Tonal values are a a huge part of building your tone of voice guidelines. Defining your tonal values is a separate exercise that is best done in a team or workshop environment where you distill your brand, values and business approach into a workable tonal toolkit – we’ve written a guide all about it right here.
When it comes to adding tonal values to your guidelines, the key takeaway is that not every value is going to fit into every piece of messaging. For one thing, it’s pretty complicated to try to work everything in, and you’ll probably end up swamping your message in tonal language – far from ideal.
Another reason not to try and use all your tonal values at once is that not every value is appropriate for every message. Although ‘inspiring’ might be a fantastic value to lead on for your press releases, it won’t work so well in an update about delivery times.

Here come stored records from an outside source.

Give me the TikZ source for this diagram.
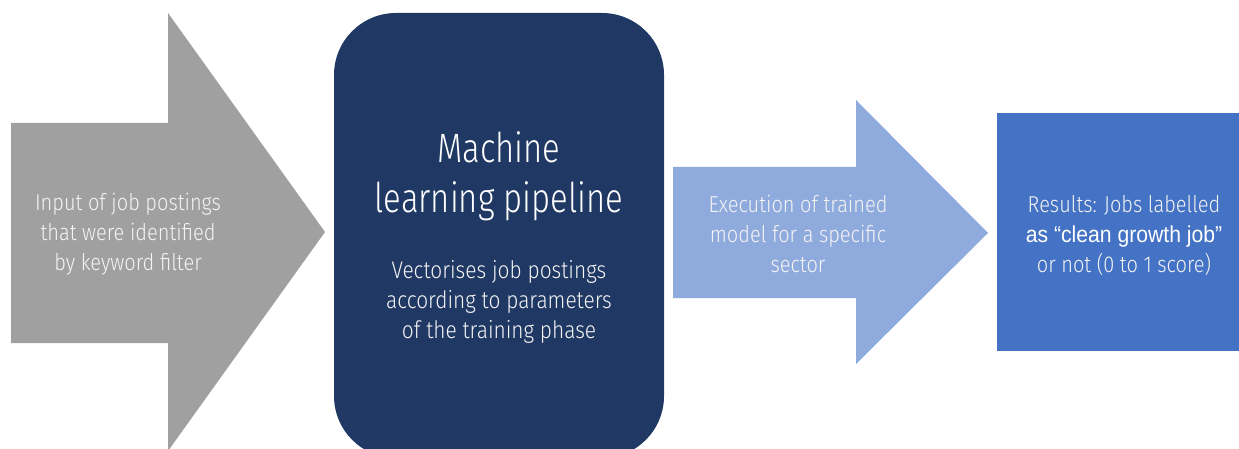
\documentclass[tikz,border=0pt]{standalone}
\usepackage{fontspec}
\setmainfont{Fira Sans}[UprightFont=* Light, BoldFont=*, FakeStretch=0.87]
\newfontfamily\headfont{Fira Sans}[UprightFont=* Light, FakeStretch=0.8]
\newfontfamily\strongfont{Liberation Sans}[FakeStretch=0.92]
\definecolor{stepgray}{HTML}{A0A0A0}
\definecolor{navy}{HTML}{203864}
\definecolor{paleblue}{HTML}{8FAADC}
\definecolor{midblue}{HTML}{4472C4}
\definecolor{softwhite}{HTML}{F4F4F4}
\begin{document}
\begin{tikzpicture}[x=1pt,y=-1pt,
  bodytext/.style={align=center, text=softwhite, font=\fontsize{23}{30}\selectfont, inner sep=0pt},
  titletext/.style={align=center, text=white, font=\headfont\fontsize{41}{50}\selectfont, inner sep=0pt}]
\useasboundingbox (0,0) rectangle (1239,449);
\clip (0,0) rectangle (1239,449);
% input arrow
\fill[stepgray] (11,123) -- (168,123) -- (168,13) -- (325,232) -- (168,451) -- (168,343) -- (11,343) -- cycle;
% pipeline box
\fill[navy, rounded corners=62pt] (334,13) rectangle (664,458);
% execution arrow
\fill[paleblue] (673,167) -- (856,167) -- (856,100) -- (988,233) -- (856,364) -- (856,298) -- (673,298) -- cycle;
% results box
\fill[midblue] (997,113) rectangle (1239,351);
% labels (anchored at the baseline of their last line)
\node[bodytext, anchor=base] (input) at (128,270) {Input of job postings\\that were identified\\by keyword filter};
\node[titletext, anchor=base] (pipe) at (499,212) {Machine\\learning pipeline};
\node[bodytext, anchor=base, font=\fontsize{24}{30}\selectfont] (vect) at (499,338) {Vectorises job postings\\according to parameters\\of the training phase};
\node[bodytext, anchor=base] (exec) at (798,272) {Execution of trained\\model for a specific\\sector};
\node[bodytext, anchor=base] (res) at (1124,272) {Results: Jobs labelled\\{\strongfont\color{white}as “clean growth job”}\\or not (0 to 1 score)};
\end{tikzpicture}
\end{document}
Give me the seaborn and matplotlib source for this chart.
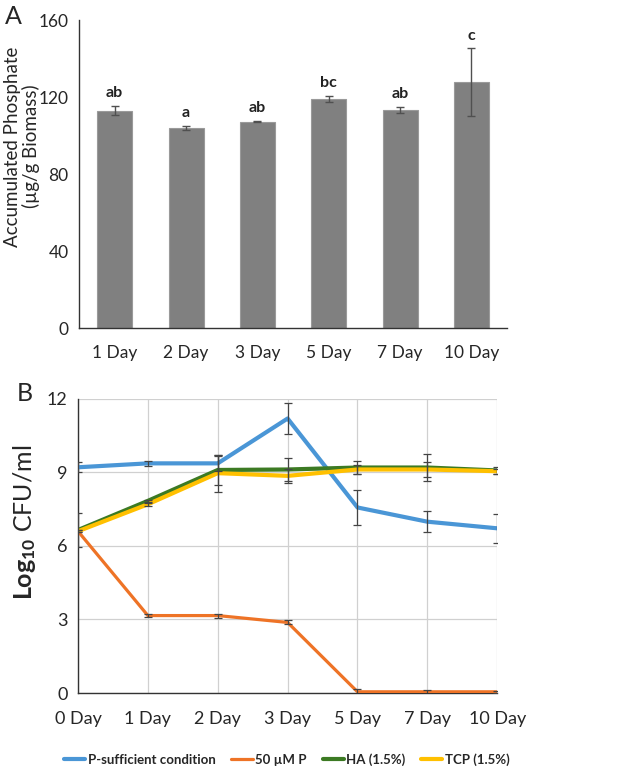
import matplotlib
matplotlib.use("Agg")
import matplotlib.pyplot as plt
import numpy as np
import pandas as pd
import seaborn as sns

# ---------------------------------------------------------------------------
# Data
# ---------------------------------------------------------------------------
days_a = ["1 Day", "2 Day", "3 Day", "5 Day", "7 Day", "10 Day"]
phosphate = [113.0, 104.0, 107.3, 119.2, 113.3, 127.8]
phosphate_err = [2.3, 1.0, 0.4, 1.5, 1.5, 17.5]
letters = ["ab", "a", "ab", "bc", "ab", "c"]

days_b = ["0 Day", "1 Day", "2 Day", "3 Day", "5 Day", "7 Day", "10 Day"]
p_sufficient = [9.21, 9.37, 9.37, 11.2, 7.57, 6.99, 6.72]
p_sufficient_err = [0.2, 0.1, 0.3, 0.65, 0.7, 0.42, 0.6]
p_50um = [6.6, 3.16, 3.16, 2.88, 0.05, 0.05, 0.05]
p_50um_err = [0.05, 0.05, 0.08, 0.08, 0.12, 0.08, 0.03]
ha = [6.65, 7.84, 9.1, 9.12, 9.2, 9.2, 9.08]
ha_err = [0.7, 0.05, 0.6, 0.47, 0.25, 0.57, 0.15]
tcp = [6.6, 7.7, 8.97, 8.86, 9.12, 9.12, 9.05]
tcp_err = [0.05, 0.05, 0.75, 0.3, 0.2, 0.3, 0.1]

series_names = ["P-sufficient condition", "50 µM P", "HA (1.5%)", "TCP (1.5%)"]
series_colors = ["#4a96d6", "#ee7326", "#3c7a23", "#ffc000"]
series_widths = [3.0, 2.3, 3.0, 3.0]

# ---------------------------------------------------------------------------
# Style
# ---------------------------------------------------------------------------
sns.set_style("white")
plt.rcParams["font.family"] = ["Lato", "DejaVu Sans"]
plt.rcParams["mathtext.fontset"] = "custom"
plt.rcParams["mathtext.rm"] = "Lato"
plt.rcParams["mathtext.bf"] = "Lato:bold"

fig = plt.figure(figsize=(6.42, 7.72), dpi=100)
axa = fig.add_axes([0.123, 0.575, 0.667, 0.399])
axb = fig.add_axes([0.1215, 0.1023, 0.653, 0.381])

# ---------------------------------------------------------------------------
# Panel A: bars
# ---------------------------------------------------------------------------
df_a = pd.DataFrame({"day": days_a, "value": phosphate})
sns.barplot(data=df_a, x="day", y="value", color="#808080", width=0.49,
            saturation=1, edgecolor="#9a9a9a", linewidth=0.8, ax=axa)
xs = np.arange(len(days_a))
axa.errorbar(xs, phosphate, yerr=phosphate_err, fmt="none",
             ecolor="#505050", elinewidth=1, capsize=3, capthick=1)
for x, v, e, lab in zip(xs, phosphate, phosphate_err, letters):
    axa.text(x, v + e + 3, lab, ha="center", va="bottom",
             fontsize=11.5, fontweight="bold", color="#222222")

axa.set_xlim(-0.5, len(days_a) - 0.5)
axa.set_ylim(0, 160)
axa.set_yticks([0, 40, 80, 120, 160])
axa.set_xticks(np.arange(-0.5, len(days_a)), labels=[""] * (len(days_a) + 1))
axa.set_xticks(xs, labels=days_a, minor=True)
axa.tick_params(axis="x", which="major", direction="out", length=6,
                width=1, color="#333333")
axa.tick_params(axis="x", which="minor", length=0, pad=12, labelsize=12.5)
axa.tick_params(axis="y", direction="out", length=4, width=1,
                color="#333333", labelsize=12.5)
axa.set_xlabel("")
axa.set_ylabel("Accumulated Phosphate\n(µg/g Biomass)", fontsize=13.5,
               linespacing=1.05)
axa.yaxis.set_label_coords(-0.092, 0.59)
sns.despine(ax=axa)
for s in ["left", "bottom"]:
    axa.spines[s].set_color("#333333")
    axa.spines[s].set_linewidth(1)
fig.text(0.008, 0.978, "A", fontsize=18, va="center")

# ---------------------------------------------------------------------------
# Panel B: lines
# ---------------------------------------------------------------------------
df_b = pd.DataFrame({
    "day": days_b * 4,
    "pos": list(range(len(days_b))) * 4,
    "value": p_sufficient + p_50um + ha + tcp,
    "series": sum([[n] * len(days_b) for n in series_names], []),
})
pos = np.arange(len(days_b))
errs = [p_sufficient_err, p_50um_err, ha_err, tcp_err]
vals = [p_sufficient, p_50um, ha, tcp]
for v, e in zip(vals, errs):
    axb.errorbar(pos, v, yerr=e, fmt="none", ecolor="#444444",
                 elinewidth=0.9, capsize=3, capthick=0.9, zorder=4)
for name, col, lw in zip(series_names, series_colors, series_widths):
    sub = df_b[df_b["series"] == name]
    sns.lineplot(data=sub, x="pos", y="value", color=col, linewidth=lw,
                 ax=axb, label=name, zorder=3)

axb.set_xlim(0, len(days_b) - 1)
axb.set_ylim(0, 12)
axb.set_yticks([0, 3, 6, 9, 12])
axb.set_xticks(pos, labels=days_b)
axb.grid(True, color="#d0d0d0", linewidth=0.9)
axb.tick_params(axis="x", direction="out", length=5, width=1,
                color="#333333", labelsize=13, pad=8)
axb.tick_params(axis="y", direction="out", length=4, width=1,
                color="#333333", labelsize=13)
axb.set_xlabel("")
axb.set_ylabel(r"$\mathbf{Log_{10}}$ CFU/ml", fontsize=18)
axb.yaxis.set_label_coords(-0.095, 0.58)
for s in ["top", "right"]:
    axb.spines[s].set_visible(False)
for s in ["left", "bottom"]:
    axb.spines[s].set_color("#333333")
    axb.spines[s].set_linewidth(1)
axb.set_axisbelow(True)

handles, labels = axb.get_legend_handles_labels()
axb.legend_.remove()
fig.legend(handles, labels, loc="center", bbox_to_anchor=(0.447, 0.016),
           ncol=4, frameon=False, handlelength=1.6,
           columnspacing=1.2, handletextpad=0.2,
           prop={"size": 9.5, "weight": "bold"})
fig.text(0.026, 0.490, "B", fontsize=18, va="center")

fig.savefig("out.png", dpi=100)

For each of your channel-chapters, suggest which tonal values should take centre stage and which ones will have more of a supporting role. This isn’t about setting down rules – ultimately, the decision is down to whoever is creating content. But recommendations can be really helpful and save time when briefing, creating and approving content.
Written examples are worth their weight in gold when it comes to tone of voice. They allow people to see the tone of voice in action and appreciate how it works in the context of real content. Try gathering some best-practice examples for each of your chapters. For each example, write a short paragraph about why it works and how it fits into your tone of voice strategy.
You can also include some dummy ‘worst-practice’ versions to show how not to do tone of voice. When you’re creating these, think about your tonal values and write in a way that’s the opposite of what you’d normally do.
When it comes to sourcing examples, sending an email around your company could save you some leg-work and bring a few gems to light. Another option is to run a workshop with heads of departments where they bring examples from their teams. That way you get extra immersion and buy-in for the value of tone of voice at the same time.
Once your guidelines are complete, it’s time to share them with the rest of your company. There are plenty of ways to do this, and the best option will depend on the size of your company and the resources you have available.
This is an essential. Put your document somewhere everyone can access it, for example an intranet or shared cloud platform. Then, give it some publicity. You could put a link to the guidelines in your company newsletter, send a group email, or even leave paper copies in common spaces in your office.
Introduce the tone of voice early in every employee’s journey by adding the guidelines, or a shortened introduction to them, to your employee onboarding kit.
Organize a half-day workshop for your team to introduce them to the guidelines. During the session, they can put it into practice with some writing exercises and ask any questions they might have about how tone of voice works or how to use it in a specific situation.
Part of the benefit of a tone of voice guideline document is to make sure the tone belongs to everyone. But there’s usually one person – if you’re reading this, it may well be you – who knows it better than most. That person can become the company tone of voice expert. Add their name and contact details to the tone of voice guidelines so that they can field any questions and take ongoing feedback.
Although your guidelines are written down, they don’t have to be set in stone for all time. In fact, to remain useful, they’ll need to be kept up to date and reviewed regularly to make sure your team gets the best value out of them. Here are some signs that your guidelines could use a refresh:
Examples about a product last sold in 2010 are a major giveaway that your guidelines are aging, which can reduce their credibility and effectiveness.
Your guidelines about email might still stand after a year or two, but what about the latest social network, or a new feature on Twitter or Instagram? Given the pace of tech innovation, your channel list might need to evolve over the space of months, not years.
As well as the kind of language you use, your guidelines will reflect where you’re at as a business and the kind of priorities you use content to address. For example, your guidelines may have been written at a time when customer acquisition was the biggest focus, whereas you’ve since moved on to excelling at service and retention.
If you have appointed a tone of voice champion, they can schedule in regular reviews to make sure your tone of voice guidance is always fresh and current.